Why log transform of S when Fourier time stepping is used

Such that we can get a constant variable PDE, which will be the target of Fourier time stepping method. And theoretically, the target function should be defined on R to make it Fourier transformable.

Fourier transform & Fourier inverse transform are basically the same thing. If we did the inverse trans first, the resulting function will also be in the frequency domain

TODO: Why 0 point must be picked in DFT?

Idea of Carr-Madan method

If the characteristic function of the density function is known, we can give the fourier transformed option price in an analytical form. Then we can do FFT to transform it back to real price.

The complex part of approximated solution

Mathematically speaking, there would be no complex part, since Fourier + Fourier inverse give the original option price, which is real.

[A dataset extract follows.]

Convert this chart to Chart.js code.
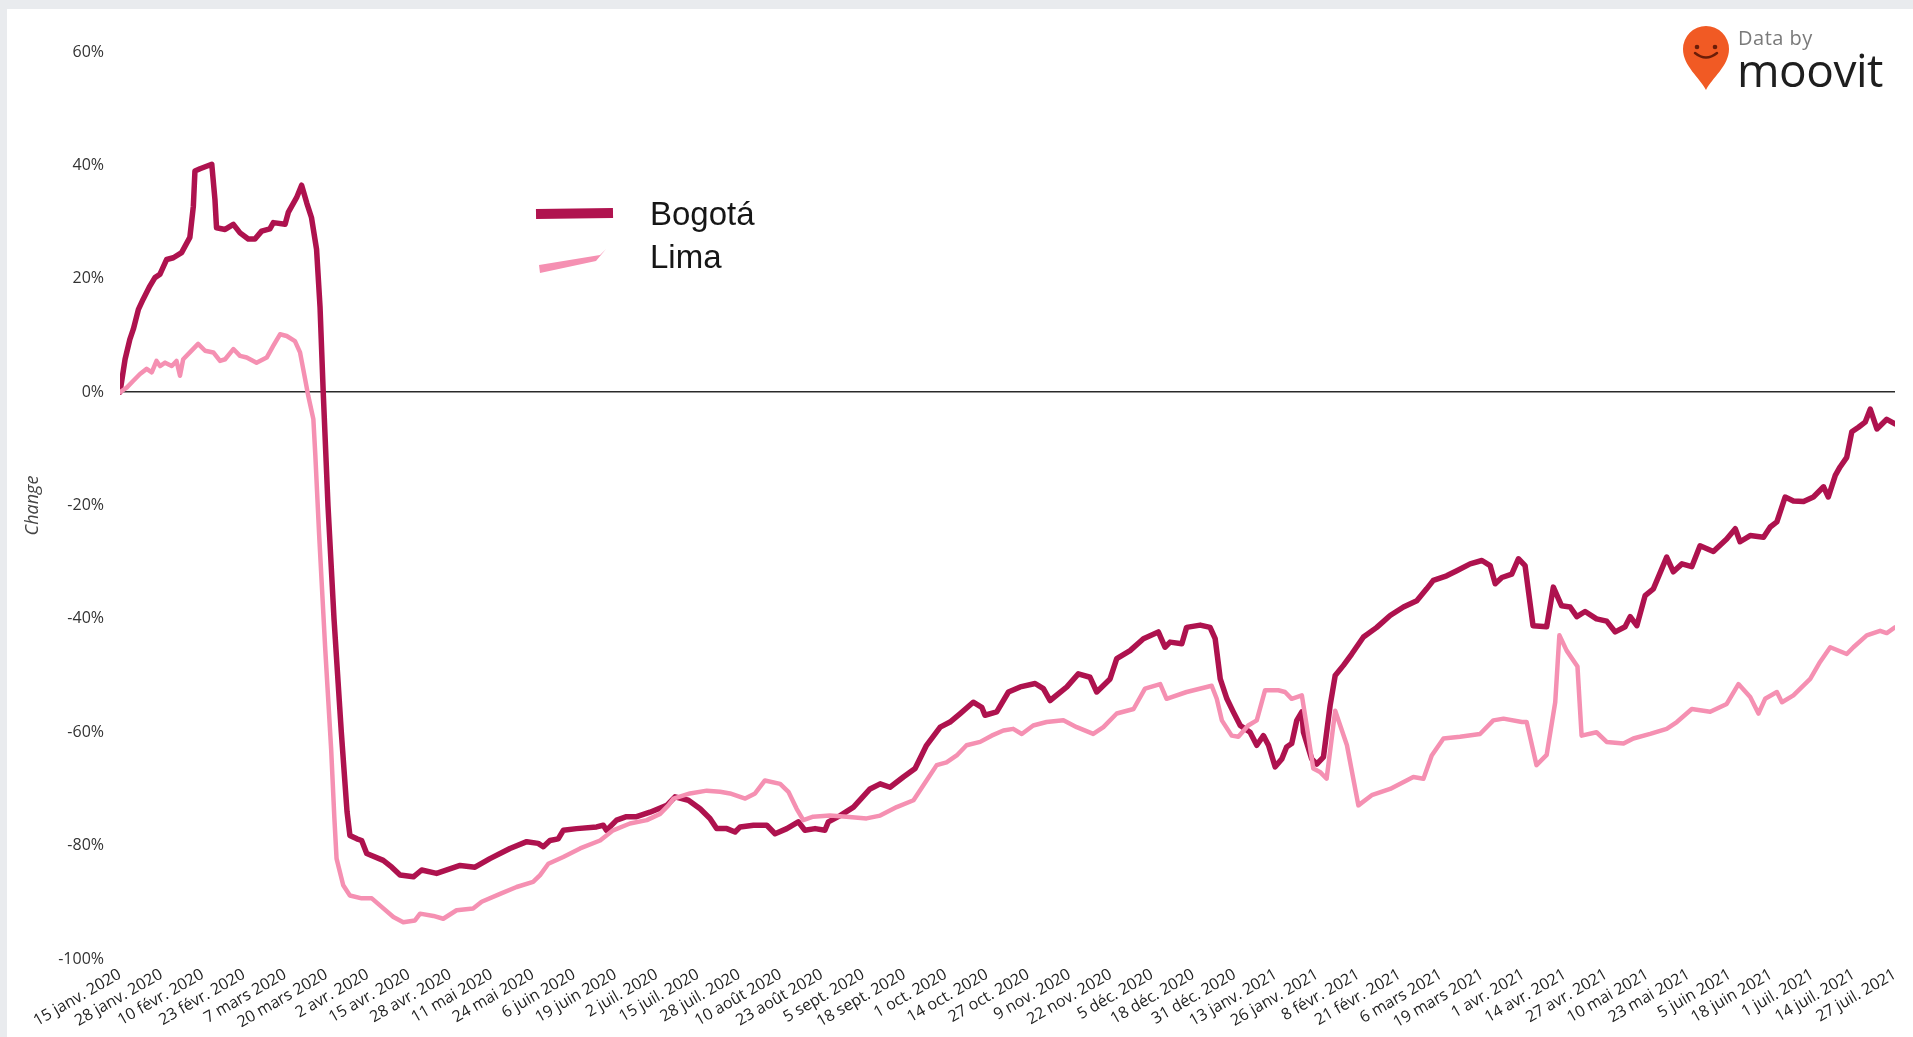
<!DOCTYPE html>
<html>
<head>
<meta charset="utf-8">
<script src="https://cdn.jsdelivr.net/npm/chart.js@4/dist/chart.umd.min.js"></script>
<style>
  html, body { margin: 0; padding: 0; width: 1913px; height: 1037px; overflow: hidden; background: #e9ebee; }
  #card { position: absolute; left: 7px; top: 9px; right: 0; bottom: 0; background: #ffffff; }
  #c { position: absolute; left: 0; top: 0; }
  .legend { position: absolute; left: 530px; top: 190px; font-family: "Liberation Sans", Arial, sans-serif; font-size: 33px; color: #161616; }
  .legend .row { position: absolute; left: 0; white-space: nowrap; height: 40px; }
  .legend .lbl { position: absolute; left: 120px; top: 0; line-height: 40px; }
  .logo { position: absolute; left: 1676px; top: 20px; width: 230px; height: 75px; }
  .logo .data { position: absolute; left: 62px; top: 4px; font-family: "Open Sans", sans-serif; font-size: 20px; color: #7a7a7a; letter-spacing: 0.5px; }
  .logo .moovit { position: absolute; left: 61px; top: 20px; font-family: "Open Sans", sans-serif; font-size: 46px; font-weight: 500; color: #1e1e1e; letter-spacing: -0.5px; line-height: 58px; }
</style>
</head>
<body>
<div id="card"></div>
<canvas id="c" width="1913" height="1037"></canvas>
<div class="legend">
  <div class="row" style="top:4px">
    <svg width="100" height="40" style="position:absolute;left:0;top:0"><line x1="6" y1="20" x2="83" y2="19" stroke="#b0134f" stroke-width="10"/></svg>
    <span class="lbl">Bogotá</span>
  </div>
  <div class="row" style="top:47px">
    <svg width="100" height="40" style="position:absolute;left:0;top:0"><path d="M9 28 L 70 18 L 76 12 L 66 24 L 10 36 Z" fill="#f590b2"/></svg>
    <span class="lbl">Lima</span>
  </div>
</div>
<div class="logo">
  <svg width="56" height="72" style="position:absolute;left:2px;top:2px" viewBox="0 0 56 72">
    <path d="M28 68 C 22 56, 5 44, 5 27 A 23 23 0 0 1 51 27 C 51 44, 34 56, 28 68 Z" fill="#f15a24"/>
    <circle cx="19" cy="25" r="2.3" fill="#6b1d08"/>
    <circle cx="37" cy="25" r="2.3" fill="#6b1d08"/>
    <path d="M17 31 Q 28 40, 39 31" stroke="#6b1d08" stroke-width="2.5" fill="none" stroke-linecap="round"/>
  </svg>
  <div class="data">Data by</div>
  <div class="moovit">moovit</div>
</div>
<script>
const xTickLabels = [
  "15 janv. 2020","28 janv. 2020","10 févr. 2020","23 févr. 2020","7 mars 2020","20 mars 2020",
  "2 avr. 2020","15 avr. 2020","28 avr. 2020","11 mai 2020","24 mai 2020","6 juin 2020",
  "19 juin 2020","2 juil. 2020","15 juil. 2020","28 juil. 2020","10 août 2020","23 août 2020",
  "5 sept. 2020","18 sept. 2020","1 oct. 2020","14 oct. 2020","27 oct. 2020","9 nov. 2020",
  "22 nov. 2020","5 déc. 2020","18 déc. 2020","31 déc. 2020","13 janv. 2021","26 janv. 2021",
  "8 févr. 2021","21 févr. 2021","6 mars 2021","19 mars 2021","1 avr. 2021","14 avr. 2021",
  "27 avr. 2021","10 mai 2021","23 mai 2021","5 juin 2021","18 juin 2021","1 juil. 2021",
  "14 juil. 2021","27 juil. 2021"
];
const yTickValues = [60, 40, 20, 0, -20, -40, -60, -80, -100];
const seriesNames = ["Bogotá", "Lima"];

// days since 15 janv. 2020
const bogotaDays = [0,1.6,3.1,4.2,5.8,7.3,9.4,11,12.6,14.7,16.8,19.4,22,23.1,23.6,25.2,28.9,29.9,30.4,33.1,35.7,37.8,40.4,42.5,44.6,47.2,48.3,52,53,55.6,57.2,58.8,60.3,61.9,63,64,65.5,67.4,69.7,71.5,72.4,74.6,76.1,77.7,82.9,85.6,88.2,92.4,95,99.7,107.1,111.8,116.5,122.8,128.1,131.7,133.3,135.4,138,139.6,143.8,150.1,152.2,153.2,156.4,159.5,162.7,166.9,172.2,174.8,179,182.7,185.8,187.9,191.1,193.7,195.3,199.5,203.7,206.3,210,213.6,215.7,218.9,222,223.1,226.8,231,236.2,239.4,242.5,246.7,250.4,254,258.3,261.4,264.6,268.7,271.4,272.4,276.1,279.8,283.5,288.2,290.8,292.9,298.2,301.8,305.5,307.6,311.8,313.9,318.1,322.3,327,329.1,330.7,334.4,335.9,340.2,343.3,344.9,346.5,348.6,350.6,352.8,355.9,358,360.1,361.7,363.8,365.9,367.4,369,370.6,372.2,372.7,375.3,376.9,379,381.1,382.7,385.3,387.9,391.6,395.8,400,404.2,408.4,411.5,413.6,417.8,421,425.2,428.9,431.5,433.1,435.2,438.3,440.4,442.5,445,449.3,451.4,454,456.7,458.8,461.4,465,468.2,470.9,474,475.6,477.7,480.3,482.9,487.1,489.2,491.9,495,497.6,501.8,506,508.7,510.2,513.4,517.6,519.7,521.8,524.4,527,530.2,533.3,536.5,538,540.2,541.7,543.8,545.4,547.5,549.6,551.2,553.3,556.4,559];
const bogotaChange = [0,5.8,9.3,11.1,14.6,16.4,18.7,20.2,20.8,23.4,23.7,24.6,27.3,32.8,39,39.4,40.2,34,29,28.7,29.6,28.1,27,27,28.4,28.8,29.9,29.6,31.7,34.3,36.5,33.4,30.8,25.2,15,0,-20,-40,-60,-74,-78.2,-78.8,-79.1,-81.4,-82.6,-83.8,-85.2,-85.5,-84.3,-84.9,-83.5,-83.8,-82.3,-80.5,-79.3,-79.6,-80.2,-79.1,-78.8,-77.3,-77,-76.7,-76.4,-77.3,-75.5,-74.9,-74.9,-74.1,-72.9,-71.4,-72,-73.5,-75.2,-77,-77,-77.6,-76.7,-76.4,-76.4,-77.9,-77,-75.8,-77.3,-77,-77.3,-75.8,-74.7,-73.2,-70,-69.1,-69.7,-67.9,-66.4,-62.3,-59.1,-58.2,-56.7,-54.7,-55.6,-57,-56.4,-52.9,-52,-51.4,-52.3,-54.4,-52,-49.7,-50.3,-52.9,-50.6,-47,-45.6,-43.5,-42.3,-45,-44.1,-44.4,-41.5,-41.1,-41.5,-43.5,-50.6,-54.1,-56.4,-58.8,-60,-62.3,-60.6,-62.3,-66.1,-64.7,-62.6,-62,-57.9,-56.4,-60,-64.7,-65.6,-64.4,-55.3,-50,-48.2,-46.2,-43.2,-41.5,-39.4,-37.9,-36.8,-34.7,-33.2,-32.4,-31.5,-30.3,-29.7,-30.6,-33.8,-32.7,-32.1,-29.4,-30.6,-41.2,-41.4,-34.4,-37.7,-37.9,-39.6,-38.7,-40,-40.4,-42.3,-41.4,-39.6,-41.2,-35.9,-34.7,-29.1,-31.7,-30.3,-30.8,-27.1,-28.1,-25.9,-24.1,-26.4,-25.3,-25.6,-23.8,-22.9,-18.5,-19.2,-19.3,-18.5,-16.7,-18.5,-14.7,-13.2,-11.5,-7,-6.2,-5.3,-3,-6.5,-4.8,-5.6];

const limaDays = [0,2.1,4.2,6.3,8.4,10,11.5,12.6,14.2,16.3,17.8,18.9,19.9,22,24.6,26.8,29.4,31.5,33.1,35.7,37.8,39.9,43,46.2,48.3,50.4,52.5,55.1,56.7,58.3,59.3,60.9,61.5,62.7,64.6,66.5,67.5,68.2,70.3,72.4,76.1,79.3,82.4,86.1,89.2,92.9,94.5,98.7,101.8,106,111.2,113.9,119.7,124.9,130.1,132.3,134.9,139.6,144.9,151.2,155.3,160.6,165.9,170.1,172.7,174.3,179.5,184.8,189,192.1,196.9,200,203.1,207.9,210.5,213.1,215.2,218.3,223.6,228.8,235.1,239.4,244.6,249.9,254,257.2,260.3,263.5,266.6,270.9,274.5,278.2,281.3,284,287.6,291.8,297.1,301.3,306.5,309.7,313.9,319.2,322.8,327.6,329.6,335.9,343.8,345.4,347,350.1,352.2,355.3,358,360.6,364.8,366.9,369,372.2,373.7,375.8,377.9,380,382.7,386.4,390,394.2,400,407.3,410.5,413.1,416.8,422,428.3,432.5,435.7,441.5,443,446.1,449.3,452,453.3,455.6,459,460.3,465,468.2,473.5,476.6,481.9,487.1,490.3,495,500.8,506,509.7,513.4,516,518.1,521.8,523.4,527,532.3,535.4,538.6,543.8,545.9,550.1,554.3,556.4,559];
const limaChange = [0,0.8,2,3.2,4.1,3.5,5.5,4.6,5.2,4.6,5.5,2.9,5.8,7,8.5,7.3,7,5.5,5.8,7.6,6.4,6.1,5.2,6.1,8.2,10.2,9.9,9,7,2.3,-0.7,-4.8,-11,-25,-45,-63,-75,-82.3,-87,-88.8,-89.3,-89.3,-90.8,-92.6,-93.5,-93.2,-92,-92.4,-92.9,-91.4,-91.1,-89.9,-88.5,-87.3,-86.4,-85.2,-83.2,-82,-80.5,-79.1,-77.3,-76.1,-75.5,-74.4,-72.9,-71.7,-70.8,-70.3,-70.5,-70.8,-71.7,-70.8,-68.5,-69.1,-70.5,-73.5,-75.5,-74.9,-74.7,-74.9,-75.2,-74.7,-73.2,-72,-68.5,-65.8,-65.3,-64.1,-62.3,-61.7,-60.6,-59.7,-59.4,-60.3,-58.8,-58.2,-57.9,-59.1,-60.3,-59.1,-56.7,-55.9,-52.3,-51.5,-54.1,-52.9,-51.8,-54.1,-57.9,-60.6,-60.8,-58.8,-57.9,-52.6,-52.6,-52.9,-54.1,-53.5,-58.8,-66.4,-67,-68.2,-56.2,-62.3,-72.9,-71.1,-70,-67.9,-68.2,-64.1,-61.1,-60.8,-60.3,-57.9,-57.6,-58.2,-58.2,-65.8,-64,-54.7,-42.9,-45.6,-48.4,-60.6,-60,-61.7,-62,-61.1,-60.3,-59.4,-58.2,-55.9,-56.4,-55,-51.5,-53.8,-56.7,-54.1,-52.9,-54.7,-53.5,-50.6,-47.6,-45,-46.2,-45,-42.9,-42.1,-42.5,-41.5];

const toPoints = (days, vals) => days.map((d, i) => ({ x: d, y: vals[i] }));
const TICK_STEP = 13;
const CHART_LEFT = 120, CHART_BOTTOM_H = 78;

new Chart(document.getElementById('c'), {
  type: 'line',
  data: {
    datasets: [
      { label: seriesNames[0], data: toPoints(bogotaDays, bogotaChange), borderColor: '#ae124e', borderWidth: 5.5, order: 1 },
      { label: seriesNames[1], data: toPoints(limaDays, limaChange), borderColor: '#f590b2', borderWidth: 4.5, order: 0 }
    ]
  },
  options: {
    responsive: false,
    devicePixelRatio: 1,
    animation: false,
    layout: { padding: { top: 52, right: 18, left: 0, bottom: 0 } },
    elements: {
      point: { radius: 0 },
      line: { tension: 0, borderJoinStyle: 'round', borderCapStyle: 'round', fill: false }
    },
    plugins: { legend: { display: false }, tooltip: { enabled: false } },
    scales: {
      x: {
        type: 'linear',
        min: 0,
        max: (xTickLabels.length - 1) * TICK_STEP,
        afterFit: s => { s.height = CHART_BOTTOM_H; },
        afterBuildTicks: s => { s.ticks = xTickLabels.map((_, i) => ({ value: i * TICK_STEP })); },
        grid: { display: false, drawTicks: false },
        border: { display: false },
        ticks: {
          autoSkip: false,
          minRotation: 30,
          maxRotation: 30,
          padding: 6,
          color: '#222',
          font: { family: '"Open Sans", sans-serif', size: 16 },
          callback: v => xTickLabels[Math.round(v / TICK_STEP)]
        }
      },
      y: {
        min: -100,
        max: 60,
        afterFit: s => { s.width = CHART_LEFT; },
        afterBuildTicks: s => { s.ticks = yTickValues.map(v => ({ value: v })); },
        grid: {
          drawTicks: false,
          color: c => (c.tick && c.tick.value === 0) ? '#2a2a2a' : 'rgba(0,0,0,0)',
          lineWidth: c => (c.tick && c.tick.value === 0) ? 1.6 : 0
        },
        border: { display: false },
        title: {
          display: true,
          text: 'Change',
          color: '#444',
          font: { family: '"Open Sans", sans-serif', size: 18, style: 'italic' },
          padding: { top: 22, bottom: 0 }
        },
        ticks: {
          padding: 16,
          color: '#333',
          font: { family: '"Open Sans", sans-serif', size: 16 },
          callback: v => v + '%'
        }
      }
    }
  }
});
</script>
</body>
</html>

But truncation error would possibly lead to complex number. In this case, we just discard it.

Time complexity of Carr-Madan

Let dimension be d. Then the complexity would be $O(N^d\log N)$, while the FDM complexity (assuming tridiagonal matrix) is $O(N^{2d})$.

10.15

Read "Multi-asset option pricing using a parallel Fourier-based technique (C. C. W. Leentvaar, C. W. Oosterlee)" multiple times, trying to implement it but failed.

10.22

Implemented Conv method for the 1d case based on "A fast and accurate FFT-based method for pricing early-exercise options under Levy processes (R. Lord et al). Derived the characteristic function for n-d GBM. In the process of extending the 1d case to the n-d case.

Why option prices at the middle of interval are far more accurate than ones at the end

Same idea as the Monte-Carlo method for highly out-of-money options.

10.29

Continue writing the thesis. Finish the writing of n-d case. Found a bug related to FFT and characteristic function in the thesis on Monday.

11.5

Identified and fixed the characteristic function bug and the change of variable bug in the thesis. Successfully implemented the n-d conv method and make it 100x faster by vectorization.

11.12

Add medium dimensional option pricing benchmark (geometric avg payoff). Add experiment module to simplify numerical experiments. Investigate in the reason why Conv method only gives solutions on domain close to the spot price: circular convolution. Give the analytical form of the greeks using Conv method.

11.19

Investigate more closely in the circular convolution. Understand Tensorflow in more depth and implemented the deep Galerkin method N-d European case. Wrote the first two chapters in the thesis: 1. Introduction and 2. Two Frameworks for Option Pricing. Experimented with N-d MC method using sobol sequence. Noticed that the N-d antithetic method may also be useful.

11.26

Thesis: Described three types of low discrepancy methods and their implementations. Completed the gap in "the error bound of the dgm" by proving the BS equation is a parabolic pde. Added the statement of maximum principle. Briefly introduced the architecture of dgm and bsde and compared the two methods.

12.3

Implemented antithetic variates for n-d MC and added the discussion of it to the paper. Figure out the reason why DGM using Hessian is extremely slow: batch size too large. Took error from the boundary conditions of the PDE into consideration.

12.10 and 12.17

Conducted numerical experiments and finished the thesis.